From: Michael S. Tsirkin
Date: Tue Jan 12 2016 - 17:14:45 EST


On Tue, Jan 12, 2016 at 01:37:38PM -0800, Linus Torvalds wrote:
> On Tue, Jan 12, 2016 at 12:59 PM, Andy Lutomirski <luto@xxxxxxxxxxxxxx> wrote:
> >
> > Here's an article with numbers:
> >
> > http://shipilev.net/blog/2014/on-the-fence-with-dependencies/
>
> Well, that's with the busy loop and one set of code generation. It
> doesn't show the "oops, deeper stack isn't even in the cache any more
> due to call chains" issue.
>
> But yes:
>
> > I think they're suggesting using a negative offset, which is safe as
> > long as it doesn't page fault, even though we have the redzone
> > disabled.
>
> I think a negative offset might work very well. Partly exactly
> *because* we have the redzone disabled: we know that inside the
> kernel, we'll never have any live stack frame accesses under the stack
> pointer, so "-4(%rsp)" sounds good to me.

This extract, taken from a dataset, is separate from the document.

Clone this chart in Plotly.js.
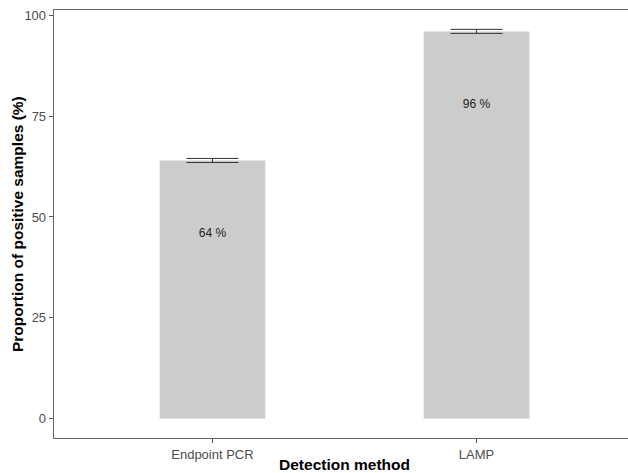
<!DOCTYPE html>
<html>
<head>
<meta charset="utf-8">
<script src="https://cdn.plot.ly/plotly-3.0.1.min.js"></script>
<style>html,body{margin:0;padding:0;overflow:hidden;background:#fff}</style>
</head>
<body>
<div style="width:628px;height:473px;overflow:hidden"><div id="chart" style="width:640px;height:473px"></div></div>
<script>
const categories = ["Endpoint PCR", "LAMP"];
const proportions = [64, 96];
const errors = [0.5, 0.5];
const barLabels = ["64 %", "96 %"];
const yTickVals = [0, 25, 50, 75, 100];

const labelOffset = 18.3;

const bars = {
  type: "bar",
  x: categories,
  y: proportions,
  width: 0.4,
  marker: {color: "#cccccc", line: {width: 0}},
  error_y: {type: "data", array: errors, visible: true, color: "#333333", thickness: 1, width: 26},
  hoverinfo: "skip",
  showlegend: false
};

const labels = {
  type: "scatter",
  mode: "text",
  x: categories,
  y: proportions.map(v => v - labelOffset),
  text: barLabels,
  textfont: {family: "Liberation Sans, Arial, sans-serif", size: 12, color: "#222222"},
  hoverinfo: "skip",
  showlegend: false
};

const layout = {
  width: 640, height: 473,
  margin: {l: 54, r: 5, t: 9.5, b: 34.5},
  paper_bgcolor: "#ffffff",
  plot_bgcolor: "#ffffff",
  font: {family: "Liberation Sans, Arial, sans-serif"},
  xaxis: {
    type: "category",
    range: [-0.6, 1.6],
    showgrid: false, zeroline: false,
    showline: true, linecolor: "#666666", linewidth: 1.3, mirror: true,
    ticks: "outside", ticklen: 4, tickcolor: "#555555", tickwidth: 1,
    tickfont: {size: 13, color: "#4d4d4d"},
    title: {text: "<b>Detection method</b>", font: {size: 15.5, color: "#000000"}, standoff: 3}
  },
  yaxis: {
    range: [-4.8, 101.3],
    tickvals: yTickVals,
    showgrid: false, zeroline: false,
    showline: true, linecolor: "#666666", linewidth: 1.3,
    ticks: "outside", ticklen: 4, tickcolor: "#555555", tickwidth: 1,
    tickfont: {size: 13, color: "#4d4d4d"}
  },
  annotations: [{
    text: "<b>Proportion of positive samples (%)</b>",
    xref: "paper", yref: "paper", x: 0, y: 0.5,
    xanchor: "center", yanchor: "middle", xshift: -37,
    textangle: -90, showarrow: false,
    font: {family: "Liberation Sans, Arial, sans-serif", size: 15.5, color: "#000000"}
  }]
};

Plotly.newPlot("chart", [bars, labels], layout, {displayModeBar: false, staticPlot: true});
</script>
</body>
</html>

There should never be any
> pending writes in the write buffer, because even if it *was* live, it
> would have been read off first.
>
> Yeah, it potentially does extend the stack cache footprint by another
> 4 bytes, but that sounds very benign.
>
> So perhaps it might be worth trying to switch the "mfence" to "lock ;
> addl $0,-4(%rsp)" in the kernel for x86-64, and remove the alternate
> for x86-32.
>
> I'd still want to see somebody try to benchmark it. I doubt it's
> noticeable, but making changes because you think it might save a few
> cycles without then even measuring it is just wrong.
>
> Linus

Oops, I posted v2 with just offset 0 before reading
the rest of this thread.
I did try with offset 0 and didn't measure any
change on any perf bench test, or on kernel build.
I wonder which benchmark stresses smp_mb the most.
I'll look into using a negative offset.